The Dean's List - Are You A Father Or A Daddy?

I wrote this a few years ago and will continue to share every Father's Day.....

It's odd...A man that I didn't have that much time with, one that has been gone since I was 6, one that I only have a few memories of, can still to this day have so much influence on my life! As time goes on, I thought it would get easier, but it has become harder! I guess it's the wondering what my life would have been like if he was around a little longer....

For now, all I have are the memories and proof that I had a Daddy......

I was around 5 years old and I was riding in the car with my daddy. A guy cut him off and my father had to slam on his brakes to stop. This was before car seats and seat belt laws, so I flew forward and hit my head on the dashboard. My daddy jumped out the car and ran over to my side to make sure I was alright. He picked me up and held me while drying my tears, at the same time cursing out the guy he had just hit. He took me to his favorite watering hole (I wish I knew where it was), sat me on top of the bar and bought me an Orange Crush while telling everyone there what a brave little girl I was.

It must have been around the same year, I had an upcoming dance recital and my daddy made a very big to-do of it by planning a party. He stayed up all night cooking and roasting a whole pig in the back yard (my daddy was a chef). Even though he was tired from staying up all night, he made it to my recital and then entertained all of the guests back at the house until the wee hours of the morning. He also made me do my dance for our company several times.


The only other memories I have of my daddy is the day we got the call from the hospital saying he had passed away and his funeral. We had just returned home from the hospital.  Children weren't allowed to visit patients back then, but they brought me in the back way so I could see him.  He didn't know I was there because he was in a coma.  I only remember seeing an orange tube coming out of his nose. I answered the phone when the doctor called and even though I was only 6 years old, I knew why he was calling. I began crying and so did everyone in the house.  

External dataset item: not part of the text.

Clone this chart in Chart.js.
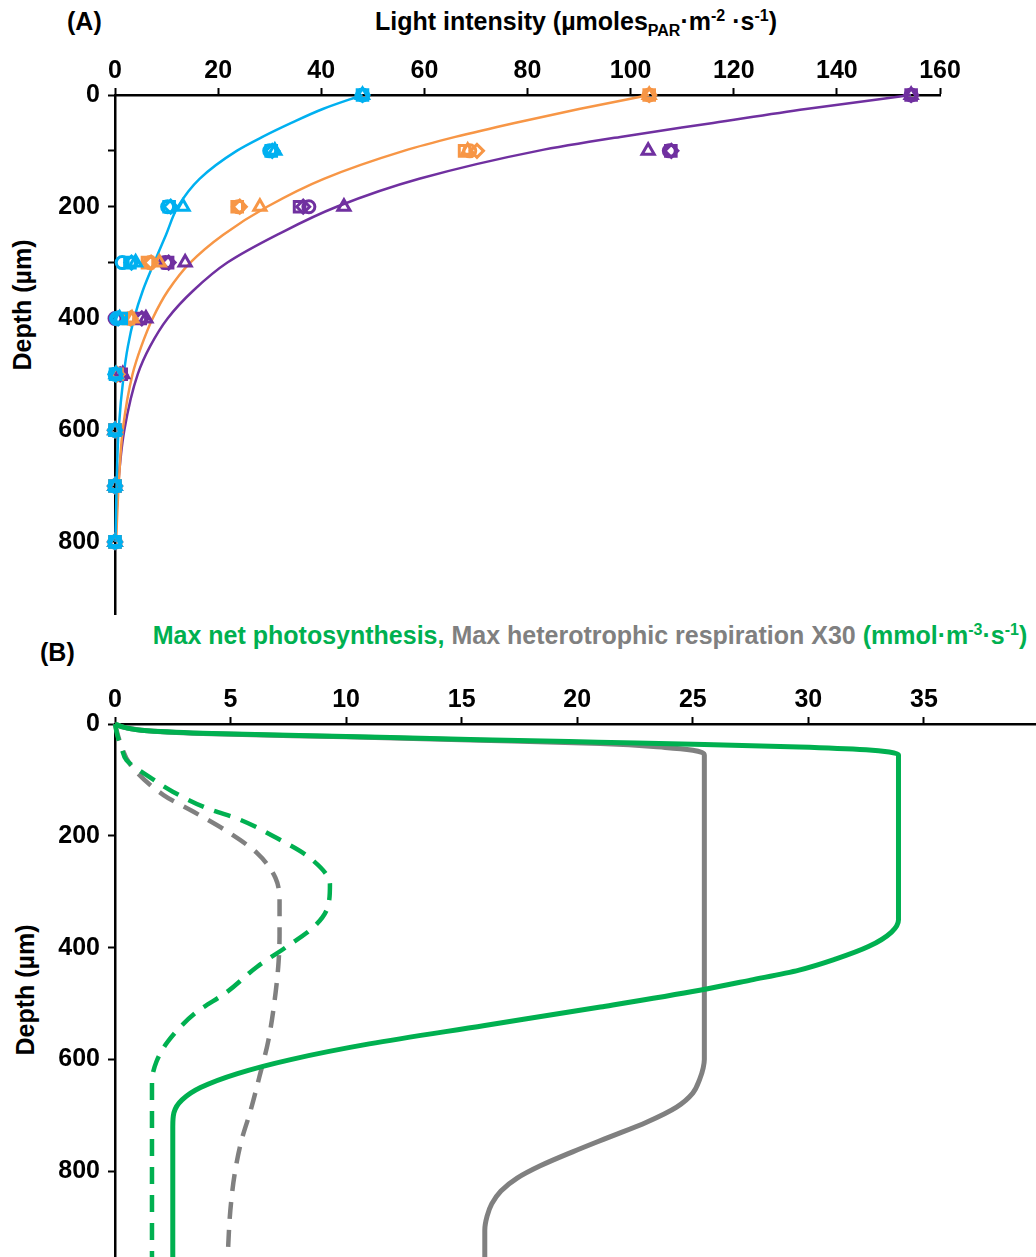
<!DOCTYPE html>
<html>
<head>
<meta charset="utf-8">
<script src="https://cdn.jsdelivr.net/npm/chart.js@4"></script>
<style>
  body { margin: 0; background: #fff; }
  #wrap { position: relative; width: 1036px; height: 1257px; font-family: "Liberation Sans", Arial, sans-serif; font-weight: bold; color: #000; }
  .txt { position: absolute; white-space: nowrap; font-size: 25px; line-height: 1; }
  .rot { transform: translate(-50%, -50%) rotate(-90deg); }
  sub, sup { font-size: 16px; line-height: 0; }
  #cA { position: absolute; left: 0; top: 0; }
  #cB { position: absolute; left: 0; top: 625px; }
  .green { color: #00b050; }
  .grey { color: #808080; }
</style>
</head>
<body>
<div id="wrap">
  <div class="txt" style="left:67px; top:9px;">(A)</div>
  <div class="txt" style="left:576px; top:9px; transform: translateX(-50%);">Light intensity (µmoles<sub>PAR</sub>·m<sup>-2</sup> ·s<sup>-1</sup>)</div>
  <div class="txt rot" style="left:22px; top:305px;">Depth (µm)</div>
  <div class="txt" style="left:590px; top:623px; transform: translateX(-50%);"><span class="green">Max net photosynthesis,</span> <span class="grey">Max heterotrophic respiration X30</span> <span class="green">(mmol·m<sup>-3</sup>·s<sup>-1</sup>)</span></div>
  <div class="txt" style="left:40px; top:640px;">(B)</div>
  <div class="txt rot" style="left:25px; top:990px;">Depth (µm)</div>
  <canvas id="cA" width="1036" height="625"></canvas>
  <canvas id="cB" width="1036" height="632"></canvas>
</div>
<script>
// (A) measured light profiles: depth (µm) and replicate readings per light level
const depthA = [0, 100, 200, 300, 400, 500, 600, 700, 800];

const blueSquare   = [48, 30.3, 10.5, 2.9, 1.2, 0.1, 0, 0, 0];
const blueCircle   = [48, 30.0, 10.2, 1.4, 0.3, 0.0, 0, 0, 0];
const blueTriangle = [48, 31.0, 13.2, 4.0, 0.9, 0.2, 0, 0, 0];
const blueDiamond  = [48, 30.5, 10.8, 3.2, 0.6, 0.1, 0, 0, 0];

const orangeSquare   = [103.6, 67.8, 23.7, 6.3, 2.6, 0.4, 0, 0, 0];
const orangeCircle   = [103.6, 68.8, 23.9, 6.8, 2.9, 0.2, 0, 0, 0];
const orangeTriangle = [103.6, 68.4, 28.1, 8.6, 3.3, 0.3, 0, 0, 0];
const orangeDiamond  = [103.6, 70.2, 24.2, 7.0, 3.0, 0.5, 0, 0, 0];

const purpleSquare   = [154.4, 107.8, 35.8, 10.2, 4.9, 1.2, 0, 0, 0];
const purpleCircle   = [154.4, 107.5, 37.6, 9.8, 0.0, 0.8, 0, 0, 0];
const purpleTriangle = [154.4, 103.4, 44.4, 13.6, 6.0, 1.5, 0, 0, 0];
const purpleDiamond  = [154.4, 107.9, 36.5, 10.4, 5.2, 1.0, 0, 0, 0];

// (A) fitted attenuation curves
const fitDepth  = [0, 25, 50, 75, 100, 150, 200, 250, 300, 350, 400, 450, 500, 600, 700, 800];
const blueFit   = [48, 40.3, 34.2, 28.6, 23.6, 16.4, 12.2, 9.9, 7.6, 5.4, 3.7, 2.5, 1.7, 0.7, 0.3, 0.1];
const orangeFit = [103.6, 90, 77.5, 66, 56, 40.5, 29.5, 21, 14.6, 10.3, 7.3, 5.1, 3.4, 1.5, 0.7, 0.2];
const purpleFit = [154.4, 134, 116, 98, 82, 59, 43, 31.5, 21.8, 15.2, 10.2, 6.8, 4.4, 1.8, 0.6, 0.1];

const ticksA = { xMax: 160, xStep: 20, yMax: 930, yStep: 100, yLabelStep: 200 };

// (B) modelled rate profiles
const greenSolidDepth = [0, 6, 12, 17, 22.5, 28, 32.5, 36.5, 41, 46, 50, 55, 350, 372, 398, 420, 440, 458, 476, 506, 539, 572, 600, 625, 650, 672, 695, 720, 953];
const greenSolid      = [0, 0.4, 1.4, 4.2, 10, 15.8, 20.9, 25.5, 29.6, 32.5, 33.5, 33.9, 33.9, 33.6, 32.6, 31.2, 29.6, 27.5, 25.3, 21.0, 16.0, 11.0, 7.6, 5.3, 3.7, 2.9, 2.55, 2.5, 2.5];

const greySolidDepth = [0, 6, 12, 17.5, 23, 29, 35, 42, 47, 51, 56, 600, 615, 635, 660, 685, 712, 740, 765, 790, 812, 835, 858, 880, 905, 953];
const greySolid      = [0, 0.4, 1.4, 4.2, 10, 15.8, 21, 23.8, 25.0, 25.4, 25.5, 25.5, 25.45, 25.3, 25.0, 24.3, 23.0, 21.3, 19.8, 18.4, 17.4, 16.7, 16.3, 16.1, 16.0, 16.0];

const greenDashDepth = [0, 20, 45, 65, 95, 121, 151, 171, 204, 240, 287, 328, 363, 399, 434, 479, 516, 567, 603, 640, 700, 953];
const greenDash      = [0, 0.1, 0.3, 0.5, 1.5, 2.5, 4.0, 5.4, 7.0, 8.45, 9.3, 9.2, 8.6, 7.4, 6.15, 4.85, 3.5, 2.3, 1.8, 1.6, 1.6, 1.6];

const greyDashDepth = [0, 30, 73, 127, 157, 192, 231, 275, 317, 376, 424, 480, 567, 632, 692, 745, 804, 870, 941, 953];
const greyDash      = [0, 0.2, 0.67, 2.1, 3.4, 4.85, 6.15, 6.94, 7.12, 7.12, 7.08, 6.95, 6.63, 6.24, 5.86, 5.47, 5.18, 4.99, 4.89, 4.88];

const ticksB = { xMax: 39.85, xStep: 5, yMax: 953, yStep: 200, yLabelStep: 200 };

const BLUE = "#00b0f0", ORANGE = "#f79646", PURPLE = "#7030a0";
const GREEN = "#00b050", GREY = "#808080";
const FONT = { family: "'Liberation Sans', Arial, sans-serif", size: 25, weight: "bold" };

function pts(xs, ys) {
  return xs.map((x, i) => ({ x: x, y: ys[i] }));
}

function markers(values, color, style, radius) {
  return {
    data: pts(values, depthA),
    showLine: false,
    pointStyle: style,
    pointRadius: radius,
    pointBorderWidth: 3,
    pointBorderColor: color,
    pointBackgroundColor: "rgba(0,0,0,0)",
    clip: false,
  };
}

function curve(xs, ys, color, width, dash) {
  return {
    data: pts(xs, ys),
    borderColor: color,
    borderWidth: width,
    borderDash: dash || [],
    pointRadius: 0,
    cubicInterpolationMode: "monotone",
    clip: false,
  };
}

function scales(t, leftWidth, topHeight) {
  return {
    x: {
      type: "linear",
      position: "top",
      min: 0,
      max: t.xMax,
      afterFit: (s) => { s.height = topHeight; s.paddingLeft = 0; s.paddingRight = 0; },
      afterBuildTicks: (s) => { s.ticks = s.ticks.filter((k) => k.value % t.xStep === 0); },
      ticks: { stepSize: t.xStep, font: FONT, color: "#000", padding: 2, maxRotation: 0 },
      grid: { drawOnChartArea: false, tickLength: 7, tickWidth: 2, tickColor: "#000" },
      border: { color: "#000", width: 2.5 },
    },
    y: {
      type: "linear",
      reverse: true,
      min: 0,
      max: t.yMax,
      afterFit: (s) => { s.width = leftWidth; s.paddingTop = 0; s.paddingBottom = 0; },
      afterBuildTicks: (s) => { s.ticks = s.ticks.filter((k) => k.value % t.yStep === 0); },
      ticks: {
        stepSize: t.yStep,
        font: FONT,
        color: "#000",
        padding: 8,
        callback: (v) => (v % t.yLabelStep === 0 ? v : ""),
      },
      grid: { drawOnChartArea: false, tickLength: 7, tickWidth: 2, tickColor: "#000" },
      border: { color: "#000", width: 2.5 },
    },
  };
}

const common = {
  responsive: false,
  animation: false,
  indexAxis: "y",
  plugins: { legend: { display: false }, tooltip: { enabled: false } },
};

new Chart(document.getElementById("cA"), {
  type: "line",
  data: {
    datasets: [
      markers(blueSquare, BLUE, "rect", 7.5),
      markers(blueCircle, BLUE, "circle", 6),
      markers(blueTriangle, BLUE, "triangle", 7),
      markers(blueDiamond, BLUE, "rectRot", 6.5),
      markers(orangeSquare, ORANGE, "rect", 7.5),
      markers(orangeCircle, ORANGE, "circle", 6),
      markers(orangeTriangle, ORANGE, "triangle", 7),
      markers(orangeDiamond, ORANGE, "rectRot", 6.5),
      markers(purpleSquare, PURPLE, "rect", 7.5),
      markers(purpleCircle, PURPLE, "circle", 6),
      markers(purpleTriangle, PURPLE, "triangle", 7),
      markers(purpleDiamond, PURPLE, "rectRot", 6.5),
      curve(blueFit, fitDepth, BLUE, 2.5),
      curve(orangeFit, fitDepth, ORANGE, 2.5),
      curve(purpleFit, fitDepth, PURPLE, 2.5),
    ],
  },
  options: Object.assign({}, common, {
    layout: { padding: { left: 0, top: 0, right: 96, bottom: 9 } },
    scales: scales(ticksA, 115, 95),
  }),
});

new Chart(document.getElementById("cB"), {
  type: "line",
  data: {
    datasets: [
      curve(greenSolid, greenSolidDepth, GREEN, 5),
      curve(greenDash, greenDashDepth, GREEN, 4.5, [17, 11]),
      curve(greySolid, greySolidDepth, GREY, 5),
      curve(greyDash, greyDashDepth, GREY, 4.5, [17, 11]),
    ],
  },
  options: Object.assign({}, common, {
    layout: { padding: { left: 0, top: 0, right: 0, bottom: 0 } },
    scales: scales(ticksB, 115, 99),
  }),
});
</script>
</body>
</html>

I remember looking out of the back window of the limo as we left Baber AME Church, then on Union Street, while we were headed to the Mt. Hope Cemetery. I tried to count the hundreds of cars following behind us. I also remember my mother not letting me get out the car once we reached the cemetery because it was a frigid January day and she said it was too cold. 

Those are the only real memories I have of my daddy. All of the other information I have received has come from friends and relatives. One thing was perfectly clear to me – I had a daddy, not just a father. Not just a father who produced and planted the seed that created me, but a daddy who nurtured me, protected me and loved me. I was truly, “Daddy’s Little Girl.”

Even though the time I spent with my daddy was short and most of it I can’t even remember, I do know I was truly loved by him.

So the question on this Father’s Day, 2018 – Are you a father or a daddy? If you are alive and breathing, there is no reason for you not to be a daddy to your child(ren). Don’t waste a moment – Tomorrow is not promised.

Happy Daddy’s Day!!! I miss you more than words can say!!!